- _Data section_
::::

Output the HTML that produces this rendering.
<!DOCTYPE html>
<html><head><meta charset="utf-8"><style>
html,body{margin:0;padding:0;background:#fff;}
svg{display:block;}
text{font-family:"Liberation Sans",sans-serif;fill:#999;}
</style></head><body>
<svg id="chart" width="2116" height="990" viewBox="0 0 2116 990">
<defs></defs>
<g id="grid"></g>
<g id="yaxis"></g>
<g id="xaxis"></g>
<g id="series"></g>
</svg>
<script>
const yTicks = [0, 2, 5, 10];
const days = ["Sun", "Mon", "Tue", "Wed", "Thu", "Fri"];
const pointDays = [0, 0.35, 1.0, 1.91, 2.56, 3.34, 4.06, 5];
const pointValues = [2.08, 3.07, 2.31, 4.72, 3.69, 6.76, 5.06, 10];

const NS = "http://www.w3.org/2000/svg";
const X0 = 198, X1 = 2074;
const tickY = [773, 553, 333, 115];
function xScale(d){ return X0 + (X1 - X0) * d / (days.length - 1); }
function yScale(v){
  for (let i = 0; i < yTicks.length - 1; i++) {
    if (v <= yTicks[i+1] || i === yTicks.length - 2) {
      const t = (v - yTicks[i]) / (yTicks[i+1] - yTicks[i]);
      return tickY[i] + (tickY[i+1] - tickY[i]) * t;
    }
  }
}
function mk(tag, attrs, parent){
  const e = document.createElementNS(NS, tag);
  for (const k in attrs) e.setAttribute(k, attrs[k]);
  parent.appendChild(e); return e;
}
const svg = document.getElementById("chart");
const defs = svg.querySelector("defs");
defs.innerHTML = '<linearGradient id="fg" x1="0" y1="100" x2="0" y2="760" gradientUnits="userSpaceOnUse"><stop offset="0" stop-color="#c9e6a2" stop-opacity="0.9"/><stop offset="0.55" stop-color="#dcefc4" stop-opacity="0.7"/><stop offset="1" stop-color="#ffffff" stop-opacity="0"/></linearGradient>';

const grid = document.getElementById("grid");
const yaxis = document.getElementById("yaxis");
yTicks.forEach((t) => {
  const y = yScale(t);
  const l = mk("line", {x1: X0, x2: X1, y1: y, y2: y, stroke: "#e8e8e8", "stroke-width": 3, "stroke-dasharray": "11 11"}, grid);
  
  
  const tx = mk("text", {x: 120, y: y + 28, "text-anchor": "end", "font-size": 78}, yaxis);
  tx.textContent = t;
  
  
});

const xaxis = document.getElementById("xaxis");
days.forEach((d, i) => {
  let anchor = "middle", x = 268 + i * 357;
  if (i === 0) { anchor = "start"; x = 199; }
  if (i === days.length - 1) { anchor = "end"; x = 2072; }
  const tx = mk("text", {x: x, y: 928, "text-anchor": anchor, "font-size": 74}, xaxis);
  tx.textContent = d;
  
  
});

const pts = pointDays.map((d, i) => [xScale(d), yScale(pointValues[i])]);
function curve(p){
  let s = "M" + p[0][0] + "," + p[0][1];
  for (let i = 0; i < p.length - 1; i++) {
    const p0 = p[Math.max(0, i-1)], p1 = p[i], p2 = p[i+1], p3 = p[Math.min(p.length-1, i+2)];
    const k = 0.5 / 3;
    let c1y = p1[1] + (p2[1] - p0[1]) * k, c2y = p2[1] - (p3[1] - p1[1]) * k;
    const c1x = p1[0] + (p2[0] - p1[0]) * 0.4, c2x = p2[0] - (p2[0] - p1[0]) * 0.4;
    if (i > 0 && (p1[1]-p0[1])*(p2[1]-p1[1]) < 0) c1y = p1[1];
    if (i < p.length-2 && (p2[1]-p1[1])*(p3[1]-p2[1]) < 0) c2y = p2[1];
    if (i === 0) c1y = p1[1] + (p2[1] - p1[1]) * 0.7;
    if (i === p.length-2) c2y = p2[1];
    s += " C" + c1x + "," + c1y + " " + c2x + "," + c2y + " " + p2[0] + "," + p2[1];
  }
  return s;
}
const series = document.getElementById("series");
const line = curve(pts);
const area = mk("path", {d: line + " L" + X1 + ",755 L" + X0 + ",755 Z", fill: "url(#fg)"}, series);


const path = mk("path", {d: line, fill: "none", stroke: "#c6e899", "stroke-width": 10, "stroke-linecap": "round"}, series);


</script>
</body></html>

::::

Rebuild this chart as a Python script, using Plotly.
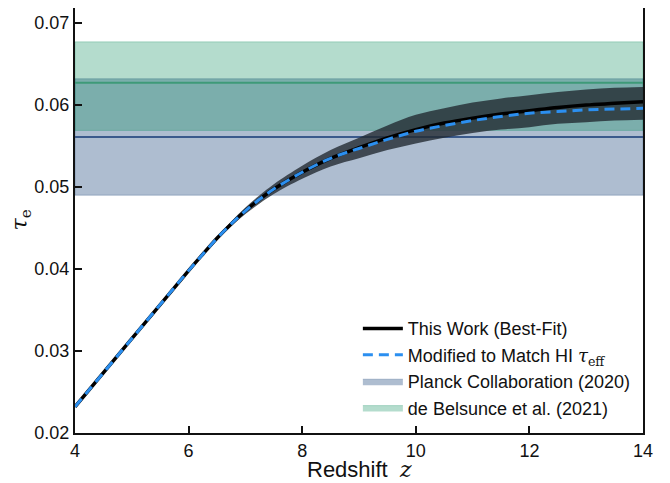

::::

Search the entries for the word "chart" and copy every line that has it.

- _Finished exercise_
<svg id="chart" width="2116" height="990" viewBox="0 0 2116 990">
const svg = document.getElementById("chart");
Rebuild this chart as a Python script, using Plotly.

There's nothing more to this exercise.